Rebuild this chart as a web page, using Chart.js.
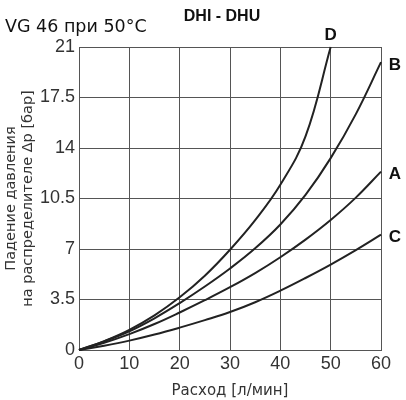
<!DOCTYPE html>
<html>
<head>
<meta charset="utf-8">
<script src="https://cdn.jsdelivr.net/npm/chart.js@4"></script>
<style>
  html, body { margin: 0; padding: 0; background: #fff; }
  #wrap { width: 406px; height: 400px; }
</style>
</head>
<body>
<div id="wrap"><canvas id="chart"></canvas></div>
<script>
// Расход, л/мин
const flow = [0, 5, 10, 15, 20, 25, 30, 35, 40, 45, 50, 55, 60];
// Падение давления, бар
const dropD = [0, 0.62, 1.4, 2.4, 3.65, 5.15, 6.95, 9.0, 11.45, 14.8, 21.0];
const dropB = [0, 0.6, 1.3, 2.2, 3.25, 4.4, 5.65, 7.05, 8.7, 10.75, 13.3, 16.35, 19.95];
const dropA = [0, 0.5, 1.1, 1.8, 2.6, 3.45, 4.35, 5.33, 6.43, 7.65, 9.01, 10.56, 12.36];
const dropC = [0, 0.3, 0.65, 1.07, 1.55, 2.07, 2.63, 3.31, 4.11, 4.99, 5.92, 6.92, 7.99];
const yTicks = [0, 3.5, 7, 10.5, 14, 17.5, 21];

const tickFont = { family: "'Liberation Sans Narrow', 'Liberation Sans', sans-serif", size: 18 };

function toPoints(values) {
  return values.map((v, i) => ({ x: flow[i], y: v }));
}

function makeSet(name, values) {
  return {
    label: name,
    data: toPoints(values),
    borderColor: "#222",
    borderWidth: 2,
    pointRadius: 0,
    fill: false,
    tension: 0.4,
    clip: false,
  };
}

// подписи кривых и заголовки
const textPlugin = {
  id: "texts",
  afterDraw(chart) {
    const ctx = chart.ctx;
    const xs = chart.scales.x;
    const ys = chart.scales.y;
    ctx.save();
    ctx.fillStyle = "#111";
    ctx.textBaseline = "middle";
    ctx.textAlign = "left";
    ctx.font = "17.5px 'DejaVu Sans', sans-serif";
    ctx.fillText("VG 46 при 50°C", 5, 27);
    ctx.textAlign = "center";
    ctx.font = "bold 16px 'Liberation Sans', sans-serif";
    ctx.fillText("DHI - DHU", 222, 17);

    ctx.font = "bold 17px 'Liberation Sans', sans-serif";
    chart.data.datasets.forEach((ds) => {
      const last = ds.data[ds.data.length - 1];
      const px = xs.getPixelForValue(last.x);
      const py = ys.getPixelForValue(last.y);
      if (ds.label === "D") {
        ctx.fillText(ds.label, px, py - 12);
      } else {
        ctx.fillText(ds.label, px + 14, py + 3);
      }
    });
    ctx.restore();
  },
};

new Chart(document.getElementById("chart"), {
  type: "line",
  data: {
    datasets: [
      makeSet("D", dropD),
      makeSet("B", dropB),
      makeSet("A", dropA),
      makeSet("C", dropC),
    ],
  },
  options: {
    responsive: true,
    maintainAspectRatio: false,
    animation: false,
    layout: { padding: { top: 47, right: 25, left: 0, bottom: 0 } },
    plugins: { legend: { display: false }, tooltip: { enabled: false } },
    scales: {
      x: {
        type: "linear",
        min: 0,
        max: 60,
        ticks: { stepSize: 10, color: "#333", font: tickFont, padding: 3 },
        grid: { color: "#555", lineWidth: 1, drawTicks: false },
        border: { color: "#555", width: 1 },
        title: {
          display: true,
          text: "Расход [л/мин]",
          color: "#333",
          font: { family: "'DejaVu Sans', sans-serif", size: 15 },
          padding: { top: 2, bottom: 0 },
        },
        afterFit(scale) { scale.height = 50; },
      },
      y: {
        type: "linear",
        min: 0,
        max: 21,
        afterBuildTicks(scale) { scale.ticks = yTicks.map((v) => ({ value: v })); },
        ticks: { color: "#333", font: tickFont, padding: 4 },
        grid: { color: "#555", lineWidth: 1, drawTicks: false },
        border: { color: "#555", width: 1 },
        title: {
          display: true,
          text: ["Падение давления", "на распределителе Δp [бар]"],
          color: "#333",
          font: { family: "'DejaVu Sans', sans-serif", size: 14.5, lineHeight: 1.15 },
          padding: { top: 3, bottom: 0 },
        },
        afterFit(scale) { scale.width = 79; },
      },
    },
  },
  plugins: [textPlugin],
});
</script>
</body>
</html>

+---+

## Brief
Extract the full listing above verbatim; pictures are to be left out of the copy.

## Reply to the task
Rebuild this chart as a web page, using Chart.js.
<!DOCTYPE html>
<html>
<head>
<meta charset="utf-8">
<script src="https://cdn.jsdelivr.net/npm/chart.js@4"></script>
<style>
  html, body { margin: 0; padding: 0; background: #fff; }
  #wrap { width: 406px; height: 400px; }
</style>
</head>
<body>
<div id="wrap"><canvas id="chart"></canvas></div>
<script>
// Расход, л/мин
const flow = [0, 5, 10, 15, 20, 25, 30, 35, 40, 45, 50, 55, 60];
// Падение давления, бар
const dropD = [0, 0.62, 1.4, 2.4, 3.65, 5.15, 6.95, 9.0, 11.45, 14.8, 21.0];
const dropB = [0, 0.6, 1.3, 2.2, 3.25, 4.4, 5.65, 7.05, 8.7, 10.75, 13.3, 16.35, 19.95];
const dropA = [0, 0.5, 1.1, 1.8, 2.6, 3.45, 4.35, 5.33, 6.43, 7.65, 9.01, 10.56, 12.36];
const dropC = [0, 0.3, 0.65, 1.07, 1.55, 2.07, 2.63, 3.31, 4.11, 4.99, 5.92, 6.92, 7.99];
const yTicks = [0, 3.5, 7, 10.5, 14, 17.5, 21];

const tickFont = { family: "'Liberation Sans Narrow', 'Liberation Sans', sans-serif", size: 18 };

function toPoints(values) {
  return values.map((v, i) => ({ x: flow[i], y: v }));
}

function makeSet(name, values) {
  return {
    label: name,
    data: toPoints(values),
    borderColor: "#222",
    borderWidth: 2,
    pointRadius: 0,
    fill: false,
    tension: 0.4,
    clip: false,
  };
}

// подписи кривых и заголовки
const textPlugin = {
  id: "texts",
  afterDraw(chart) {
    const ctx = chart.ctx;
    const xs = chart.scales.x;
    const ys = chart.scales.y;
    ctx.save();
    ctx.fillStyle = "#111";
    ctx.textBaseline = "middle";
    ctx.textAlign = "left";
    ctx.font = "17.5px 'DejaVu Sans', sans-serif";
    ctx.fillText("VG 46 при 50°C", 5, 27);
    ctx.textAlign = "center";
    ctx.font = "bold 16px 'Liberation Sans', sans-serif";
    ctx.fillText("DHI - DHU", 222, 17);

    ctx.font = "bold 17px 'Liberation Sans', sans-serif";
    chart.data.datasets.forEach((ds) => {
      const last = ds.data[ds.data.length - 1];
      const px = xs.getPixelForValue(last.x);
      const py = ys.getPixelForValue(last.y);
      if (ds.label === "D") {
        ctx.fillText(ds.label, px, py - 12);
      } else {
        ctx.fillText(ds.label, px + 14, py + 3);
      }
    });
    ctx.restore();
  },
};

new Chart(document.getElementById("chart"), {
  type: "line",
  data: {
    datasets: [
      makeSet("D", dropD),
      makeSet("B", dropB),
      makeSet("A", dropA),
      makeSet("C", dropC),
    ],
  },
  options: {
    responsive: true,
    maintainAspectRatio: false,
    animation: false,
    layout: { padding: { top: 47, right: 25, left: 0, bottom: 0 } },
    plugins: { legend: { display: false }, tooltip: { enabled: false } },
    scales: {
      x: {
        type: "linear",
        min: 0,
        max: 60,
        ticks: { stepSize: 10, color: "#333", font: tickFont, padding: 3 },
        grid: { color: "#555", lineWidth: 1, drawTicks: false },
        border: { color: "#555", width: 1 },
        title: {
          display: true,
          text: "Расход [л/мин]",
          color: "#333",
          font: { family: "'DejaVu Sans', sans-serif", size: 15 },
          padding: { top: 2, bottom: 0 },
        },
        afterFit(scale) { scale.height = 50; },
      },
      y: {
        type: "linear",
        min: 0,
        max: 21,
        afterBuildTicks(scale) { scale.ticks = yTicks.map((v) => ({ value: v })); },
        ticks: { color: "#333", font: tickFont, padding: 4 },
        grid: { color: "#555", lineWidth: 1, drawTicks: false },
        border: { color: "#555", width: 1 },
        title: {
          display: true,
          text: ["Падение давления", "на распределителе Δp [бар]"],
          color: "#333",
          font: { family: "'DejaVu Sans', sans-serif", size: 14.5, lineHeight: 1.15 },
          padding: { top: 3, bottom: 0 },
        },
        afterFit(scale) { scale.width = 79; },
      },
    },
  },
  plugins: [textPlugin],
});
</script>
</body>
</html>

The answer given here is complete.